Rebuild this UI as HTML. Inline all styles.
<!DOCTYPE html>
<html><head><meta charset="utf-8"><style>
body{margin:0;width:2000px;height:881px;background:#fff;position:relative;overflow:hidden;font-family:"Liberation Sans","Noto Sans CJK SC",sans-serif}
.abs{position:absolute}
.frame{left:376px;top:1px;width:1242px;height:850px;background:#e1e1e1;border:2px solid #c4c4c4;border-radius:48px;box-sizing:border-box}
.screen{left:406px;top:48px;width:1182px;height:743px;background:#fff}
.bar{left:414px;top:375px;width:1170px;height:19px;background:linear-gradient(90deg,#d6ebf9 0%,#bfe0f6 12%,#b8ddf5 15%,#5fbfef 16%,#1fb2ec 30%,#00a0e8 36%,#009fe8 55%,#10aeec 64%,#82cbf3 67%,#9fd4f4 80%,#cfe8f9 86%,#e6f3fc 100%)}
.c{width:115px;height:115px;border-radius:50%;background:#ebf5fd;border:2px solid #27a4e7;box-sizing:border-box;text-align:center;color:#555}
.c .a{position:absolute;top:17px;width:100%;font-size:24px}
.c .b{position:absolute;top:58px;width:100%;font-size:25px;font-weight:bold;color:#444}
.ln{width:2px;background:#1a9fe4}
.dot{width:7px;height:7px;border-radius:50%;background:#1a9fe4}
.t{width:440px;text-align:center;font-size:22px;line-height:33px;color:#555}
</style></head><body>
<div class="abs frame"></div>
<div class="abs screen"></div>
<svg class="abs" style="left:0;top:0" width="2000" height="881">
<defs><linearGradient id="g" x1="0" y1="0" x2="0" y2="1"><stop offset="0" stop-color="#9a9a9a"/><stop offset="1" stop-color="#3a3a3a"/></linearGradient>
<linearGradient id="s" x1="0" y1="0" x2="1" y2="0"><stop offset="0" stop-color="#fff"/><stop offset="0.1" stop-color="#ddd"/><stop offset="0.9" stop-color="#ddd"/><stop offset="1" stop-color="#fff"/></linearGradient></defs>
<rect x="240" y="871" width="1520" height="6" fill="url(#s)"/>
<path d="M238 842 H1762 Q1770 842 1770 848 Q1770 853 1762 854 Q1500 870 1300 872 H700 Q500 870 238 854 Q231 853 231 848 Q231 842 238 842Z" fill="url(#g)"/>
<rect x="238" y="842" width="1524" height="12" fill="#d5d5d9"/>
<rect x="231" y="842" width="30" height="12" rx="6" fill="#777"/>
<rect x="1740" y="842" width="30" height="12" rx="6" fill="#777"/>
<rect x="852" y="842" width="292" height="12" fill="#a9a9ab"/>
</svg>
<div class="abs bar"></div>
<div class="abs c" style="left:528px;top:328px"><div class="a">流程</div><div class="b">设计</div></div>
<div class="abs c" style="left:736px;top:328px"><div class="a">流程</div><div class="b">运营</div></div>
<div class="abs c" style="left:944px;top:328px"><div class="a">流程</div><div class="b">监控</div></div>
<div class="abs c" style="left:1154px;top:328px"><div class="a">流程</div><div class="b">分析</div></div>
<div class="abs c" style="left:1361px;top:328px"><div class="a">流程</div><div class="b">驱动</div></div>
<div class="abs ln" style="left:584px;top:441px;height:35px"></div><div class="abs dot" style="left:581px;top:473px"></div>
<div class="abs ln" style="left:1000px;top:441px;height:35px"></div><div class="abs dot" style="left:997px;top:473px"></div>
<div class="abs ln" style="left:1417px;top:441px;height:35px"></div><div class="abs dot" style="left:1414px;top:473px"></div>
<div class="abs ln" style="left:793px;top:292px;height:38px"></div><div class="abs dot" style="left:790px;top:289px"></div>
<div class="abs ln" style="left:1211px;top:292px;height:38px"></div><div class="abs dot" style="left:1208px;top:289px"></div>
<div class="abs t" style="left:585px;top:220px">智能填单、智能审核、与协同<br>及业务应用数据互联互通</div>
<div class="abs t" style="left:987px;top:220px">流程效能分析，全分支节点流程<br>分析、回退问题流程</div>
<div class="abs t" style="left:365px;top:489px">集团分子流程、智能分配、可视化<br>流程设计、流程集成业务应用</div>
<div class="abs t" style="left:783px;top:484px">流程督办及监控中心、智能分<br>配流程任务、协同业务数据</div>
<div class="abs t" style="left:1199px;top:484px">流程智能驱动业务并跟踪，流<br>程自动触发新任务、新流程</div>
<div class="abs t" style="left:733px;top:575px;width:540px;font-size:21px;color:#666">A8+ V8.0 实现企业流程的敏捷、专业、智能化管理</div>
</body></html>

_ _ _

Print the material verbatim, all of it.

## [EXERCISE RESULT]
Rebuild this UI as HTML. Inline all styles.
<!DOCTYPE html>
<html><head><meta charset="utf-8"><style>
body{margin:0;width:2000px;height:881px;background:#fff;position:relative;overflow:hidden;font-family:"Liberation Sans","Noto Sans CJK SC",sans-serif}
.abs{position:absolute}
.frame{left:376px;top:1px;width:1242px;height:850px;background:#e1e1e1;border:2px solid #c4c4c4;border-radius:48px;box-sizing:border-box}
.screen{left:406px;top:48px;width:1182px;height:743px;background:#fff}
.bar{left:414px;top:375px;width:1170px;height:19px;background:linear-gradient(90deg,#d6ebf9 0%,#bfe0f6 12%,#b8ddf5 15%,#5fbfef 16%,#1fb2ec 30%,#00a0e8 36%,#009fe8 55%,#10aeec 64%,#82cbf3 67%,#9fd4f4 80%,#cfe8f9 86%,#e6f3fc 100%)}
.c{width:115px;height:115px;border-radius:50%;background:#ebf5fd;border:2px solid #27a4e7;box-sizing:border-box;text-align:center;color:#555}
.c .a{position:absolute;top:17px;width:100%;font-size:24px}
.c .b{position:absolute;top:58px;width:100%;font-size:25px;font-weight:bold;color:#444}
.ln{width:2px;background:#1a9fe4}
.dot{width:7px;height:7px;border-radius:50%;background:#1a9fe4}
.t{width:440px;text-align:center;font-size:22px;line-height:33px;color:#555}
</style></head><body>
<div class="abs frame"></div>
<div class="abs screen"></div>
<svg class="abs" style="left:0;top:0" width="2000" height="881">
<defs><linearGradient id="g" x1="0" y1="0" x2="0" y2="1"><stop offset="0" stop-color="#9a9a9a"/><stop offset="1" stop-color="#3a3a3a"/></linearGradient>
<linearGradient id="s" x1="0" y1="0" x2="1" y2="0"><stop offset="0" stop-color="#fff"/><stop offset="0.1" stop-color="#ddd"/><stop offset="0.9" stop-color="#ddd"/><stop offset="1" stop-color="#fff"/></linearGradient></defs>
<rect x="240" y="871" width="1520" height="6" fill="url(#s)"/>
<path d="M238 842 H1762 Q1770 842 1770 848 Q1770 853 1762 854 Q1500 870 1300 872 H700 Q500 870 238 854 Q231 853 231 848 Q231 842 238 842Z" fill="url(#g)"/>
<rect x="238" y="842" width="1524" height="12" fill="#d5d5d9"/>
<rect x="231" y="842" width="30" height="12" rx="6" fill="#777"/>
<rect x="1740" y="842" width="30" height="12" rx="6" fill="#777"/>
<rect x="852" y="842" width="292" height="12" fill="#a9a9ab"/>
</svg>
<div class="abs bar"></div>
<div class="abs c" style="left:528px;top:328px"><div class="a">流程</div><div class="b">设计</div></div>
<div class="abs c" style="left:736px;top:328px"><div class="a">流程</div><div class="b">运营</div></div>
<div class="abs c" style="left:944px;top:328px"><div class="a">流程</div><div class="b">监控</div></div>
<div class="abs c" style="left:1154px;top:328px"><div class="a">流程</div><div class="b">分析</div></div>
<div class="abs c" style="left:1361px;top:328px"><div class="a">流程</div><div class="b">驱动</div></div>
<div class="abs ln" style="left:584px;top:441px;height:35px"></div><div class="abs dot" style="left:581px;top:473px"></div>
<div class="abs ln" style="left:1000px;top:441px;height:35px"></div><div class="abs dot" style="left:997px;top:473px"></div>
<div class="abs ln" style="left:1417px;top:441px;height:35px"></div><div class="abs dot" style="left:1414px;top:473px"></div>
<div class="abs ln" style="left:793px;top:292px;height:38px"></div><div class="abs dot" style="left:790px;top:289px"></div>
<div class="abs ln" style="left:1211px;top:292px;height:38px"></div><div class="abs dot" style="left:1208px;top:289px"></div>
<div class="abs t" style="left:585px;top:220px">智能填单、智能审核、与协同<br>及业务应用数据互联互通</div>
<div class="abs t" style="left:987px;top:220px">流程效能分析，全分支节点流程<br>分析、回退问题流程</div>
<div class="abs t" style="left:365px;top:489px">集团分子流程、智能分配、可视化<br>流程设计、流程集成业务应用</div>
<div class="abs t" style="left:783px;top:484px">流程督办及监控中心、智能分<br>配流程任务、协同业务数据</div>
<div class="abs t" style="left:1199px;top:484px">流程智能驱动业务并跟踪，流<br>程自动触发新任务、新流程</div>
<div class="abs t" style="left:733px;top:575px;width:540px;font-size:21px;color:#666">A8+ V8.0 实现企业流程的敏捷、专业、智能化管理</div>
</body></html>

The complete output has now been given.